Round two, then. And I started to panic a little bit. The audience seemed a tad conservative, and worse still, there was a small child in the row in front of me. I’d hoped to do the poem about sex. You know the one. With lots of references to rumpy pumpy and foreplay and things. And there was a small child in the audience.

I then remembered the poem I’d written during the April Poem a Day challenge about Swindon, which I’d re-written just a couple of days before. While everyone else went to the interval, I sat in the auditorium and hastily rewrote it, and used Wikipedia to check up on a couple of facts. It was the most frantic moment of the night!

For the next round, I was called up to go on third, and I did the Fozzie poem, known also as ‘Poem’. Oh yes, that old chestnut. My signature piece. By now I felt more relaxed and the audience loved it. Miles went next, to rapturous applause from his fans, and he did a poem which I thought was amazing. Then the Quiet Lady. Then Tina. And when they added up the scores, it was me and Tina in the final.

Oh my.

This was the worst part of the evening. I had no strategy. I could have done Beard Envy, but I didn’t want people to think it was a derogatory comment about the Austrian entry to the Eurovision Song Contest. (Seriously! That’s why I didn’t do it). Then I thought about ‘Camp Cat’, but the audience did seem rather conservative. The sex poem was out because there was a child there. So I decided to do the Swindon poem, which I’d only just written and never once performed.

I performed it well, I think, seeing as though I had no practice. The audience loved it. I think Tina thought it was some sort of cheap trick to ensure victory by reciting a tongue in cheek poem about how much I love Swindon. But then, perhaps it was. I was pleased with the way it went.

Tina won.

It was an excellent evening and I was very pleased with the way I’d performed. The highlight, though, was when a lady told me that the Straight Poem was the best one she’d ever heard, and another was when a young man told me that he’d cried with laughter during Fozzie. Such things made the whole train journey and the night in a Travelodge worthwhile!

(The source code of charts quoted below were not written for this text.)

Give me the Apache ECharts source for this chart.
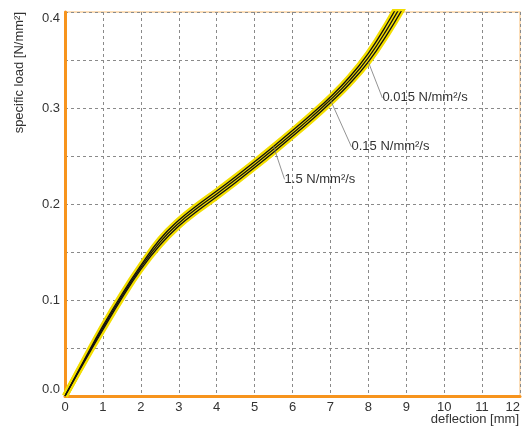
<!DOCTYPE html>
<html>
<head>
<meta charset="utf-8">
<script src="https://cdn.jsdelivr.net/npm/echarts@6/dist/echarts.min.js"></script>
<style>html,body{margin:0;padding:0;background:#fff}#c{width:525px;height:430px}</style>
</head>
<body>
<div id="c"></div>
<script>
// deflection [mm] sample points
var deflection = [0, 0.5, 1, 1.5, 2, 2.5, 3, 3.5, 4, 4.5, 5, 5.5, 6, 6.5, 7, 7.5, 8, 8.5, 9];
// specific load [N/mm²] per loading rate
var load_1_5   = [0, 0.037, 0.073, 0.106, 0.136, 0.163, 0.183, 0.199, 0.2135, 0.2285, 0.244, 0.260, 0.2765, 0.2935, 0.3115, 0.332, 0.357, 0.388, 0.423];
var load_0_15  = [0, 0.036, 0.071, 0.104, 0.134, 0.160, 0.180, 0.196, 0.2105, 0.2255, 0.241, 0.257, 0.2735, 0.2905, 0.3085, 0.3285, 0.3525, 0.3825, 0.4165];
var load_0_015 = [0, 0.035, 0.069, 0.102, 0.132, 0.157, 0.177, 0.193, 0.2075, 0.2225, 0.238, 0.254, 0.2705, 0.2875, 0.3055, 0.325, 0.348, 0.377, 0.410];
var seriesNames = ['1.5 N/mm²/s', '0.15 N/mm²/s', '0.015 N/mm²/s'];
var labelAt = [5.5, 7, 8];          // deflection where each curve is labelled
var xTickLabels = ['0','1','2','3','4','5','6','7','8','9','10','11','12'];
var yTickLabels = ['0.0','0.1','0.2','0.3','0.4'];

var FONT = 'Liberation Sans';
var chart = echarts.init(document.getElementById('c'));
var allLoads = [load_1_5, load_0_15, load_0_015];
var labelOffsets = [[11, 33], [21, 47], [14, 36]];

var series = [];
allLoads.forEach(function (arr) {
  series.push({
    type: 'line', smooth: 0.45, symbol: 'none', silent: true, z: 2,
    data: deflection.map(function (x, i) { return [x, arr[i]]; }),
    lineStyle: { color: '#f2dd00', width: 6 }
  });
});
allLoads.forEach(function (arr, k) {
  series.push({
    type: 'line', smooth: 0.45, silent: true, z: 3,
    symbol: 'circle', symbolSize: 0.1, showSymbol: true, showAllSymbol: true,
    itemStyle: { color: 'rgba(0,0,0,0)' },
    name: seriesNames[k],
    data: deflection.map(function (x, i) {
      var item = { value: [x, arr[i]] };
      if (x === labelAt[k]) {
        item.label = {
          show: true, position: 'right', distance: 0,
          formatter: seriesNames[k],
          color: '#333', fontSize: 13, fontFamily: FONT
        };
      }
      return item;
    }),
    lineStyle: { color: '#111', width: 1.3 },
    labelLayout: { dx: labelOffsets[k][0], dy: labelOffsets[k][1] },
    labelLine: { show: true, lineStyle: { color: '#777', width: 0.8 } }
  });
});

chart.setOption({
  animation: false,
  grid: { left: 65, right: 5, top: 12, bottom: 34, show: true, borderColor: '#fcd3a3', borderWidth: 1.5, backgroundColor: 'transparent' },
  xAxis: {
    type: 'value', min: 0, max: 12, interval: 1,
    axisLine: { show: true, lineStyle: { color: '#f7941d', width: 3 } },
    axisTick: { show: false },
    axisLabel: {
      color: '#333', fontSize: 13, fontFamily: FONT, margin: 5,
      formatter: function (v) { return xTickLabels[Math.round(v)]; },
      alignMaxLabel: 'right'
    },
    splitLine: { show: true, lineStyle: { color: '#8a8a8a', type: [3, 3], width: 1 } }
  },
  yAxis: {
    type: 'value', min: 0, max: 0.4, interval: 0.05,
    axisLine: { show: true, lineStyle: { color: '#f7941d', width: 3 } },
    axisTick: { show: false },
    axisLabel: {
      color: '#333', fontSize: 13, fontFamily: FONT, margin: 5,
      formatter: function (v) {
        var r = Math.round(v * 100);
        return r % 10 === 0 ? yTickLabels[r / 10] : '';
      },
      verticalAlignMinLabel: 'bottom', verticalAlignMaxLabel: 'top'
    },
    splitLine: { show: true, lineStyle: { color: '#8a8a8a', type: [3, 3], width: 1 } }
  },
  graphic: [
    { type: 'text', x: 19, y: 12, rotation: Math.PI / 2,
      style: { text: 'specific load [N/mm²]', fill: '#333', font: '13px "' + FONT + '"', textAlign: 'right', textVerticalAlign: 'middle' } },
    { type: 'text', x: 519, y: 419,
      style: { text: 'deflection [mm]', fill: '#333', font: '13px "' + FONT + '"', textAlign: 'right', textVerticalAlign: 'middle' } }
  ],
  series: series
});
</script>
</body>
</html>
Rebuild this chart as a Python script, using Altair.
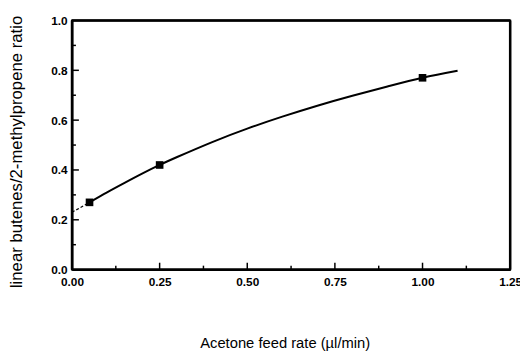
import altair as alt
import pandas as pd

# measured points
feed_rate = [0.05, 0.25, 1.00]
ratio = [0.27, 0.42, 0.77]

# fitted curve
curve_x = [0.05, 0.10, 0.15, 0.20, 0.25, 0.30, 0.40, 0.50, 0.60, 0.70, 0.80, 0.90, 1.00, 1.10]
curve_y = [0.27, 0.31, 0.348, 0.385, 0.42, 0.452, 0.512, 0.566, 0.614, 0.658, 0.698, 0.735, 0.77, 0.798]

# extrapolated (dashed) part
dash_x = [0.0, 0.05]
dash_y = [0.23, 0.27]

x_ticks = [0.0, 0.25, 0.5, 0.75, 1.0, 1.25]
x_minor = [0.125, 0.375, 0.625, 0.875, 1.125]
x_major_inner = [0.25, 0.5, 0.75, 1.0]
y_ticks = [0.0, 0.2, 0.4, 0.6, 0.8, 1.0]
y_minor = [0.1, 0.3, 0.5, 0.7, 0.9]
y_major_inner = [0.2, 0.4, 0.6, 0.8]

# frame edges (data units): x, x2, y, y2
frame_x = [0.0, 0.0, 0.0, 1.25]
frame_x2 = [1.25, 1.25, 0.0, 1.25]
frame_y = [0.0, 1.0, 0.0, 0.0]
frame_y2 = [0.0, 1.0, 1.0, 1.0]

W, H = 445, 253
FONT = "Liberation Sans"

pts = pd.DataFrame({"x": feed_rate, "y": ratio})
curve = pd.DataFrame({"x": curve_x, "y": curve_y})
dash = pd.DataFrame({"x": dash_x, "y": dash_y})
frame_df = pd.DataFrame({"fx": frame_x, "fx2": frame_x2, "fy": frame_y, "fy2": frame_y2})

xscale = alt.Scale(domain=[0, 1.25], nice=False, zero=False)
yscale = alt.Scale(domain=[0, 1.0], nice=False, zero=False)

xaxis = alt.Axis(
    values=x_ticks, format=".2f", tickSize=0, grid=False,
    domain=True, domainColor="black", domainWidth=2,
    labelFont=FONT, labelFontSize=12, labelFontWeight="bold", labelColor="black",
    labelPadding=7, labelFlush=False, labelOverlap=False,
    title="Acetone feed rate (µl/min)", titleFont=FONT, titleFontSize=15,
    titleFontWeight="normal", titleColor="black",
    titleX=216, titleY=74, titleBaseline="middle", titleAlign="center", titleAnchor="start",
)
yaxis = alt.Axis(
    values=y_ticks, format=".1f", tickSize=0, grid=False,
    domain=True, domainColor="black", domainWidth=2,
    labelFont=FONT, labelFontSize=12, labelFontWeight="bold", labelColor="black",
    labelPadding=5, labelFlush=False, labelOverlap=False,
    title="linear butenes/2-methylpropene ratio", titleFont=FONT, titleFontSize=17,
    titleFontWeight="normal", titleColor="black",
    titleX=-56, titleY=133, titleAngle=-90, titleBaseline="middle", titleAlign="center",
    titleAnchor="start",
)

frame = alt.Chart(frame_df).mark_rule(color="#000000", strokeWidth=2.5).encode(
    x=alt.X("fx:Q", scale=xscale), x2="fx2:Q",
    y=alt.Y("fy:Q", scale=yscale), y2="fy2:Q",
)

line = alt.Chart(curve).mark_line(color="black", strokeWidth=2, interpolate="natural").encode(
    x=alt.X("x:Q", scale=xscale, axis=xaxis),
    y=alt.Y("y:Q", scale=yscale, axis=yaxis),
)
dashed = alt.Chart(dash).mark_line(color="black", strokeWidth=1.2, strokeDash=[3, 2]).encode(
    x=alt.X("x:Q", scale=xscale), y=alt.Y("y:Q", scale=yscale)
)
points = alt.Chart(pts).mark_square(color="black", size=60, opacity=1).encode(
    x=alt.X("x:Q", scale=xscale), y=alt.Y("y:Q", scale=yscale)
)

def vrule(vals, y_from, y_to, width=1.5):
    return alt.Chart(pd.DataFrame({"t": vals})).mark_rule(color="black", strokeWidth=width).encode(
        x=alt.X("t:Q", scale=xscale), y=alt.value(y_from), y2=alt.value(y_to)
    )

def hrule(vals, x_from, x_to, width=1.5):
    return alt.Chart(pd.DataFrame({"t": vals})).mark_rule(color="black", strokeWidth=width).encode(
        y=alt.Y("t:Q", scale=yscale), x=alt.value(x_from), x2=alt.value(x_to)
    )

chart = alt.layer(
    frame, line, dashed, points,
    vrule(x_major_inner, H, H - 7), vrule(x_minor, H, H - 4),
    hrule(y_major_inner, 0, 7), hrule(y_minor, 0, 4),
).properties(
    width=W, height=H,
    autosize=alt.AutoSizeParams(type="none"),
    padding={"left": 65, "top": 10, "right": 10, "bottom": 82},
).configure_view(
    stroke="black", strokeWidth=2
)

chart.save("out.html", embed_options={"renderer": "svg", "actions": False})
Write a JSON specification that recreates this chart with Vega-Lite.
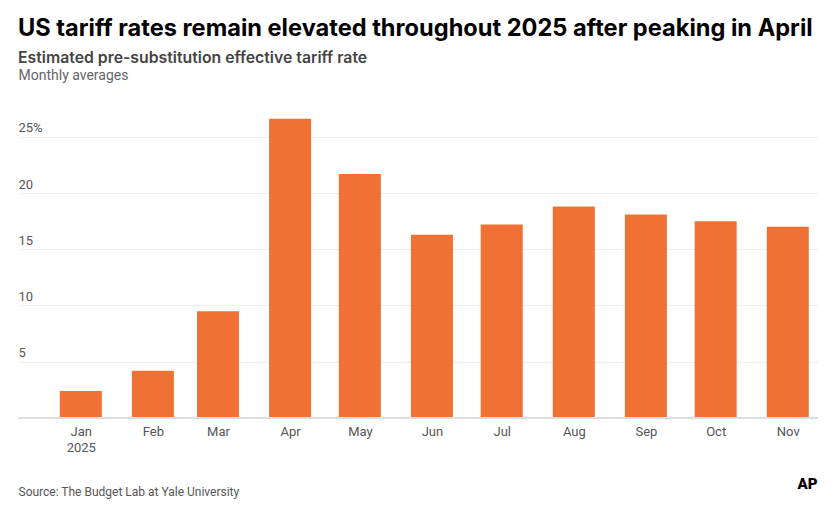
{
  "$schema": "https://vega.github.io/schema/vega-lite/v6.json",
  "autosize": {"type": "none"},
  "width": 800,
  "height": 315,
  "padding": {"left": 18, "top": 103, "right": 20, "bottom": 91},
  "background": "white",
  "data": {
    "values": [
      {"date": "2025-01-01", "rate": 2.4},
      {"date": "2025-02-01", "rate": 4.2},
      {"date": "2025-03-01", "rate": 9.5},
      {"date": "2025-04-01", "rate": 26.6},
      {"date": "2025-05-01", "rate": 21.7},
      {"date": "2025-06-01", "rate": 16.3},
      {"date": "2025-07-01", "rate": 17.2},
      {"date": "2025-08-01", "rate": 18.8},
      {"date": "2025-09-01", "rate": 18.1},
      {"date": "2025-10-01", "rate": 17.5},
      {"date": "2025-11-01", "rate": 17.0}
    ]
  },
  "title": {
    "text": "US tariff rates remain elevated throughout 2025 after peaking in April",
    "subtitle": "Estimated pre-substitution effective tariff rate",
    "anchor": "start",
    "frame": "group",
    "offset": 2,
    "font": "Inter",
    "fontSize": 23.6,
    "fontWeight": "bold",
    "color": "#000000",
    "subtitleFont": "Inter",
    "subtitleFontSize": 15.8,
    "subtitleFontWeight": 600,
    "subtitleColor": "#444444",
    "subtitlePadding": 11
  },
  "layer": [
    {
      "mark": {"type": "bar", "color": "#f07133", "width": 42},
      "encoding": {
        "x": {
          "field": "date",
          "type": "temporal",
          "scale": {"type": "utc", "domain": ["2024-12-05", "2025-11-14"], "padding": 0, "nice": false},
          "axis": {
            "values": ["2025-01-01", "2025-02-01", "2025-03-01", "2025-04-01", "2025-05-01", "2025-06-01", "2025-07-01", "2025-08-01", "2025-09-01", "2025-10-01", "2025-11-01"],
            "labelExpr": "utcmonth(datum.value) == 0 ? ['Jan', '2025'] : utcFormat(datum.value, '%b')",
            "domain": false,
            "ticks": false,
            "grid": false,
            "labelPadding": 7,
            "labelFont": "Roboto",
            "labelFontSize": 13,
            "labelColor": "#555555",
            "labelLineHeight": 16,
            "title": "Source: The Budget Lab at Yale University",
            "titleX": 0,
            "titleY": 77,
            "titleAlign": "left",
            "titleAnchor": "start",
            "titleBaseline": "alphabetic",
            "titleFont": "Roboto",
            "titleFontSize": 12,
            "titleFontWeight": "normal",
            "titleColor": "#555555"
          }
        },
        "y": {
          "field": "rate",
          "type": "quantitative",
          "scale": {"domain": [0, 28]},
          "axis": {
            "values": [0, 5, 10, 15, 20, 25],
            "labelExpr": "datum.value == 0 ? '' : datum.value == 25 ? '25%' : datum.value",
            "domain": false,
            "ticks": false,
            "gridColor": "#eeeeee",
            "gridWidth": 1,
            "labelAlign": "left",
            "labelBaseline": "alphabetic",
            "labelPadding": 0,
            "labelOffset": -5,
            "labelFont": "Roboto",
            "labelFontSize": 13,
            "labelColor": "#555555",
            "title": "Monthly averages",
            "titleAngle": 0,
            "titleX": 0,
            "titleY": -24,
            "titleAlign": "left",
            "titleBaseline": "alphabetic",
            "titleFont": "Roboto",
            "titleFontSize": 14,
            "titleFontWeight": "normal",
            "titleColor": "#666666"
          }
        }
      }
    },
    {
      "mark": {"type": "rule", "color": "#dddddd", "strokeWidth": 1.5},
      "encoding": {
        "y": {
          "datum": 0,
          "type": "quantitative",
          "scale": {"domain": [0, 28]},
          "axis": {
            "orient": "right",
            "labels": false,
            "ticks": false,
            "domain": false,
            "grid": false,
            "title": "AP",
            "titleAngle": 0,
            "titleX": -1,
            "titleY": 385,
            "titleAlign": "right",
            "titleBaseline": "alphabetic",
            "titleFont": "Roboto",
            "titleFontSize": 15,
            "titleFontWeight": 900,
            "titleColor": "#000000"
          }
        }
      }
    }
  ],
  "resolve": {"scale": {"y": "independent"}},
  "config": {"view": {"stroke": null}}
}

I met the festival organiser afterwards. And in my usual jumbled manner I could only garble some nonsense about how nice it was that Nathan Filer would be there the next day.

And then I was interviewed by Radio Swindon. ‘What brought you to Swindon?’, the interviewer asked. ‘The train’, I replied, in a kind of Chris-Lowe-from-the-Pet-Shop-Boys manner.

It was a fantastic day. I rushed back to the Travelodge to watch the end of Eurovision.